Before an emergency rule can be made permanent, it must go through a public rulemaking process. WCD is putting together an advisory committee of all interested parties to discuss the matter. Meetings are set for Friday, Aug. 22, from 9 a.m. to noon, and Wednesday, Aug. 27, from 5:30 p.m. to 8 p.m., both at the WCD office at 350 Winter St. NE, Salem. The meetings are open to the public.

Shilts would like to have a permanent rule to present to MLAC when it meets Sept. 11.


  • Oregon has about 1.72 million workers covered under the state workers’ comp system. This does not include employees working for self-insured employers, the federal government, maritime, police and fire departments, and others.
  • Approximately 45 percent of workers in the comp system are covered by SAIF Corp., a quasi-public insurer.
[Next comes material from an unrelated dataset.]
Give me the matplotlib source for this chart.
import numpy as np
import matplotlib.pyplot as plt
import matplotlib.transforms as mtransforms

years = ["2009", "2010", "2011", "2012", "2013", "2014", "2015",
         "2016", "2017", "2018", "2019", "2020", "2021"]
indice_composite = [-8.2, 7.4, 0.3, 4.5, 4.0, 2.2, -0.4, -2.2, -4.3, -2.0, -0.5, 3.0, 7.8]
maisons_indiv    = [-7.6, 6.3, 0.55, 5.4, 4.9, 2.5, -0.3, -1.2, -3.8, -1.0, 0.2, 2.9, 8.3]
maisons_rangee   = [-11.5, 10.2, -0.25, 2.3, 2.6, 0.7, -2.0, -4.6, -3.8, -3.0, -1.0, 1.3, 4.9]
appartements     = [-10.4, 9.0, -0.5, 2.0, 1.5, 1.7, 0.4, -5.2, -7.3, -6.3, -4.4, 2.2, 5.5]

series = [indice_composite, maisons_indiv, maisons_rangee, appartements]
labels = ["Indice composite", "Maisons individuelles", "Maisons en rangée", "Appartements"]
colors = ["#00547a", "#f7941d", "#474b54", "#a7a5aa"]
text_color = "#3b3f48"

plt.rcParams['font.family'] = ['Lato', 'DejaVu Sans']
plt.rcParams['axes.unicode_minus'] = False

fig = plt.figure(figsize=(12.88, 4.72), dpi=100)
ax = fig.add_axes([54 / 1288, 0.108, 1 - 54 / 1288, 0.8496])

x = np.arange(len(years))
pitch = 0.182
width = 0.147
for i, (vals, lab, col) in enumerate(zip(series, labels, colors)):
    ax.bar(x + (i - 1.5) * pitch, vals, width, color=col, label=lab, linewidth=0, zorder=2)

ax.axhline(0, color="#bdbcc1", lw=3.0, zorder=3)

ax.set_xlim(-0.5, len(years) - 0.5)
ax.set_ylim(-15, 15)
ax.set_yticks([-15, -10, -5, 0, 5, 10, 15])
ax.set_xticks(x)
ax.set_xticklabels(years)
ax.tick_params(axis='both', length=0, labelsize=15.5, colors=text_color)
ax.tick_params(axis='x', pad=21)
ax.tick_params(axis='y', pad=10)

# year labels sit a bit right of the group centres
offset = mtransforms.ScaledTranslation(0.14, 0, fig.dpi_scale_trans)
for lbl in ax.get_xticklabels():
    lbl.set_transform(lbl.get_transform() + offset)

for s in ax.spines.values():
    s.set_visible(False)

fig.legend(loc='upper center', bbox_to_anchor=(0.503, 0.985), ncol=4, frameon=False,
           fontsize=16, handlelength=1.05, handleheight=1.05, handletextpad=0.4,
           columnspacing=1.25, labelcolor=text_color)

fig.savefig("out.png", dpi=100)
SAIF contracts with state-certified managed care organizations.
  • Nearly 104,000 workers’comp claims were filed in 2006 (the most recent complete data available). Of those, 89,700 were accepted as compensable under Oregon’s workers’ comp system.
  • Of those accepted claims, 23,000 were recorded as “disabling.” A disabling claim is an injury that results in time-loss from work, permanent disability, or death. A non-disabling claim is one that does not result in time-loss or permanent disability, but requires only medical treatment.
    • In 2006, workers’ compensation medical payments accounted for $313,742,500, or 54.5 percent of total workers’ compensation claim costs, an increase of 9.1 percent from 2005.
  • In 1990, massive reforms were made to Oregon’s workers’comp system, primarily because insurance premiums were some of the most expensive in the nation. Between 1990 and 2006, however, the pure premium employers pay for workers’ compensation coverage has dropped 57.4 percent, representing an estimated $11.5 billion in savings to employers.